Like, many others. Robot makers have been trying to fill our homes with social robots since the early ’80s. Pretty much all, though, have been dumber than a box of rocks. If you wanted your Omnibot to bring you breakfast in bed, you had to make that breakfast yourself, then place it on the robot’s tray, then remote-control the robot into your bedroom, then get back in bed, then look up from your newspaper and act all surprised that a robot had made you breakfast in bed.

Jibo, Kuri, and now Vector don’t bother with manipulating all the stuff in your home—that’s still a challenge even for research robotics. But they’re vastly more intelligent than their predecessors, thanks to advances in machine intelligence and processing power. Gaming in particular has led to graphics processing units that help small robots process their surroundings. And the machine-learning algorithms that used to require bulky computers in the cloud to run are now streamlined enough to run right on the robot. Accordingly, Vector only needs to call up to the cloud to process voices, while it can navigate its environment and recognize faces thanks to algorithms running locally.

Think of Vector as a miniaturized self-driving car for your home. It’s meant to live on countertops and tables, where it explores its environment with lasers and a camera, remembering where objects are and stopping just shy of plummeting off the edge. Ask it what the weather is, and it’ll tell you. Or tell it to set a timer for you. It’ll perk up when you step into a room. It’s a bit like Google Home, only with an actual personality.

It may not be able to do much at the moment (Anki says it will keep adding capabilities after launch in October), but it is undeniably charming. If it rolls too close to the edge of the table, for instance, it’ll recoil and twitter, as if to say that could have killed me. “Having a character built-in allows us to do things which are otherwise socially not super acceptable from an appliance,” says Hanns Wolfram Tappeiner, cofounder and president of Anki. “Vector doesn’t just sit there and wait until you ask him something.” It’ll get excited and chatty when it sees you.

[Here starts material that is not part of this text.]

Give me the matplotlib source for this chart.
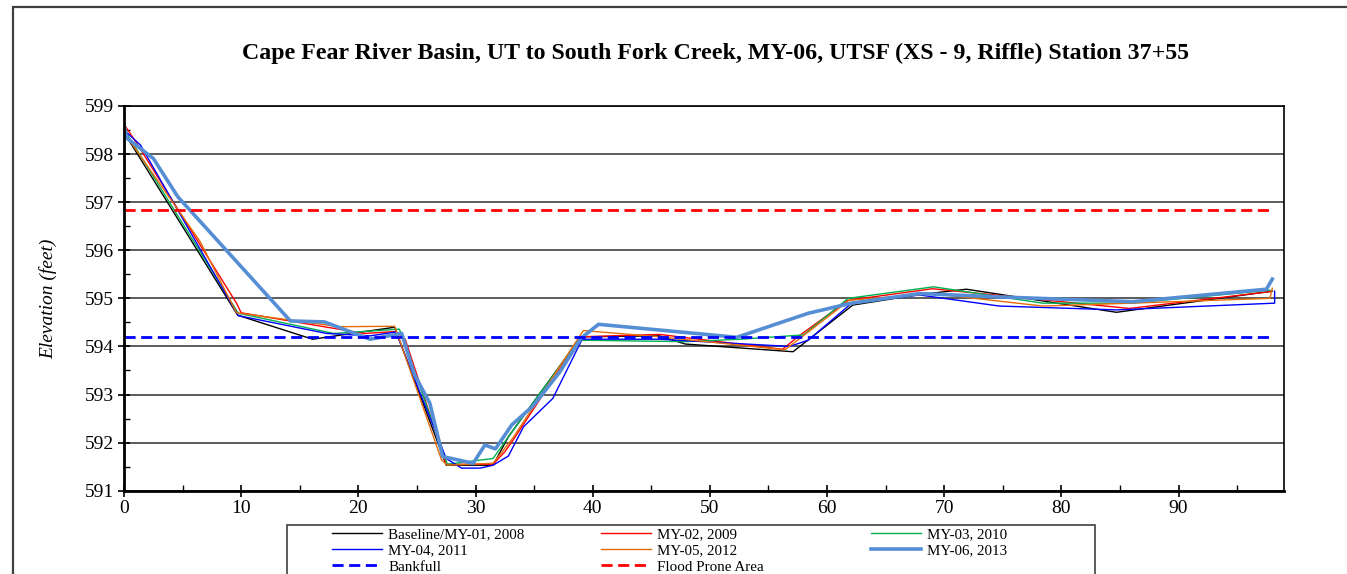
import matplotlib
matplotlib.use('Agg')
import matplotlib.pyplot as plt
from matplotlib.lines import Line2D
from matplotlib.patches import Rectangle
from matplotlib.ticker import MultipleLocator

# Cross-section survey data (station ft, elevation ft)
base_x = [0, 9.7, 16.1, 23.1, 27.5, 31.5, 32.8, 39.0, 45.7, 47.9, 57.1, 62.2, 67.6, 71.9, 84.7, 98.0]
base_y = [598.45, 594.65, 594.15, 594.40, 591.53, 591.53, 592.12, 594.20, 594.22, 594.05, 593.89,
          594.86, 595.07, 595.19, 594.71, 595.15]

my02_x = [0, 1.1, 9.6, 10.0, 20.5, 23.2, 24.0, 27.5, 31.5, 32.5, 33.2, 39.0, 45.7, 56.2, 57.5,
          61.8, 69.0, 85.8, 97.8]
my02_y = [598.62, 598.22, 594.90, 594.70, 594.27, 594.31, 594.15, 591.55, 591.55, 591.81, 592.05,
          594.20, 594.25, 593.94, 594.20, 594.96, 595.20, 594.79, 595.14]

my03_x = [0, 9.75, 17.9, 23.5, 27.6, 31.5, 32.8, 38.8, 47.9, 52.6, 58.0, 61.8, 69.1, 78.4, 86.0, 97.8]
my03_y = [598.52, 594.69, 594.27, 594.36, 591.55, 591.67, 592.12, 594.13, 594.10, 594.15, 594.24,
          595.00, 595.24, 594.90, 594.90, 595.17]

my04_x = [0, 1.4, 9.75, 17.3, 21.0, 23.2, 27.5, 28.8, 30.4, 31.5, 32.8, 34.1, 36.6, 39.1, 45.7,
          56.8, 58.4, 62.1, 67.9, 74.7, 84.7, 98.2, 98.2]
my04_y = [598.50, 598.19, 594.64, 594.27, 594.22, 594.30, 591.67, 591.47, 591.47, 591.53, 591.72,
          592.33, 592.92, 594.15, 594.15, 594.00, 594.13, 594.90, 595.07, 594.84, 594.76, 594.90, 595.15]

my05_x = [0, 6.5, 9.6, 18.4, 23.1, 27.1, 27.6, 31.5, 33.2, 39.2, 45.7, 56.4, 57.7, 61.9, 69.0,
          78.4, 86.0, 97.8, 98.0]
my05_y = [598.45, 596.18, 594.70, 594.41, 594.42, 591.64, 591.53, 591.57, 592.10, 594.33, 594.20,
          593.93, 594.17, 594.96, 595.10, 594.84, 594.90, 595.00, 595.21]

my06_x = [0, 0.25, 2.5, 4.6, 14.2, 17.1, 21.0, 23.7, 24.8, 26.1, 27.2, 29.8, 30.8, 31.7, 33.1,
          34.9, 37.2, 39.0, 40.5, 52.3, 58.4, 62.1, 67.9, 74.7, 86.1, 97.5, 98.0]
my06_y = [598.60, 598.33, 597.91, 597.11, 594.53, 594.51, 594.15, 594.27, 593.41, 592.82, 591.71,
          591.57, 591.95, 591.87, 592.37, 592.76, 593.47, 594.17, 594.46, 594.19, 594.69, 594.90,
          595.10, 595.03, 594.93, 595.19, 595.40]

bankfull_x = [0, 98.0]
bankfull_y = [594.2, 594.2]
flood_x = [0, 98.0]
flood_y = [596.84, 596.84]

plt.rcParams['font.family'] = ['Liberation Serif', 'DejaVu Serif']

fig = plt.figure(figsize=(13.47, 5.74), dpi=100)
W, H = 1347.0, 574.0

# chart outline (cut off at right/bottom like the source)
fig.patches.append(Rectangle((13 / W, -0.1), 1.2, 1 - 7 / H + 0.1, transform=fig.transFigure,
                             fill=False, edgecolor='#404040', linewidth=1.6, zorder=0))

ax = fig.add_axes([124 / W, 1 - 490.7 / H, (1284 - 124) / W, (490.7 - 106) / H])

ax.plot(base_x, base_y, color='black', linewidth=1.0)
ax.plot(my02_x, my02_y, color='#FF0000', linewidth=1.0)
ax.plot(my03_x, my03_y, color='#00B050', linewidth=1.0)
ax.plot(my04_x, my04_y, color='#0000FF', linewidth=1.0)
ax.plot(my05_x, my05_y, color='#E46C0A', linewidth=1.0)
ax.plot(my06_x, my06_y, color='#558ED5', linewidth=2.6)
ax.plot(bankfull_x, bankfull_y, color='#0000FF', linewidth=2.0, dashes=(4, 2))
ax.plot(flood_x, flood_y, color='#FF0000', linewidth=2.0, dashes=(4, 2))

ax.set_xlim(0, 99)
ax.set_ylim(591, 599)
ax.xaxis.set_major_locator(MultipleLocator(10))
ax.xaxis.set_minor_locator(MultipleLocator(5))
ax.yaxis.set_major_locator(MultipleLocator(1))
ax.yaxis.set_minor_locator(MultipleLocator(0.5))
ax.tick_params(which='major', direction='inout', length=8, width=1.2, labelsize=14, pad=3)
ax.tick_params(which='minor', direction='in', length=4, width=1.0)
ax.grid(axis='y', which='major', color='#404040', linewidth=1.2)
ax.set_axisbelow(True)
for side in ['left', 'bottom']:
    ax.spines[side].set_linewidth(2.0)
for side in ['top', 'right']:
    ax.spines[side].set_linewidth(1.2)

ax.set_ylabel('Elevation (feet)', fontsize=14, style='italic', labelpad=20)

fig.text(716 / W, 1 - 53 / H, 'Cape Fear River Basin, UT to South Fork Creek, MY-06, UTSF (XS - 9, Riffle) Station 37+55',
         ha='center', va='center', fontsize=17.2, fontweight='bold')

# legend: three columns inside one box
fig.patches.append(Rectangle((287 / W, -0.1), (1095 - 287) / W, 0.1 + 1 - 525 / H,
                             transform=fig.transFigure, fill=False, edgecolor='#404040',
                             linewidth=1.2, zorder=5))
cols = [
    ([Line2D([], [], color='black', lw=1.0), Line2D([], [], color='#0000FF', lw=1.0),
      Line2D([], [], color='#0000FF', lw=2.0, dashes=(4, 2))],
     ['Baseline/MY-01, 2008', 'MY-04, 2011', 'Bankfull'], 323),
    ([Line2D([], [], color='#FF0000', lw=1.0), Line2D([], [], color='#E46C0A', lw=1.0),
      Line2D([], [], color='#FF0000', lw=2.0, dashes=(4, 2))],
     ['MY-02, 2009', 'MY-05, 2012', 'Flood Prone Area'], 592),
    ([Line2D([], [], color='#00B050', lw=1.0), Line2D([], [], color='#558ED5', lw=2.6)],
     ['MY-03, 2010', 'MY-06, 2013'], 862),
]
for handles, labels, xpx in cols:
    leg = fig.legend(handles, labels, loc='upper left', bbox_to_anchor=(xpx / W, 1 - 519 / H),
                     frameon=False, fontsize=10.8, handlelength=3.3, handletextpad=0.45,
                     labelspacing=0.17, borderpad=0.1)

plt.savefig('out.png', dpi=100)
plt.close()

Communication also comes nonverbally from Vector’s digitized eyes, which are meticulously animated by former Pixar wizards to woo you. They express the robot’s “emotional” state—tip it on its side and it looks flustered, for instance—but also reel you in, because humans live for eye contact, even with machines.

“If we don’t do things like eye contact really well—for example, how frequently does the robot make eye contact with a person, or how long does he keep that eye contact?—then something that feels like an alive character immediately feels not alive or very detached, like a turtle or or a hamster or something like that, versus a toddler or a dog,” Tappeiner says.

Let’s be real: No one’s interested in a digital turtle. But it’s not totally clear that consumers want a digital dog, either (especially one that tromps around on a tabletop). And customers have been burned before. “They expected too much and got too little,” says Aditya Kaul, research director at Tractica, which studies consumer robotics. “That has something to do with science fiction and popular culture, and what we expect to see from robots is not really what we are getting.”

It’s also, though, a matter of these companies underdelivering. “Jibo really represented a novelty, the same with Kuri,” says Nick Maynard, a research analyst at Juniper Research, which also studies consumer robotics. “They were there for people who wanted to say they had them—they didn’t really offer a compelling differentiator. They didn’t really offer the advanced features that users would actually want.”

What do consumers want for sure? Voice assistants like Amazon Alexa. And if Amazon’s rumored foray into home robotics is any indication, it may well be those devices that drive the evolution of personal robots. “I think what we will see is the lines between voice assistants and home robots will start to blur, and we’ll begin to see devices that include both functions,” Maynard says. It’s territory that Vector is beginning to explore.

Can Vector be both charming and useful? Charming, absolutely, but its usefulness is yet to be seen. It won’t bring you breakfast in bed, but for the moment, that’ll just be something you’ll have to live with.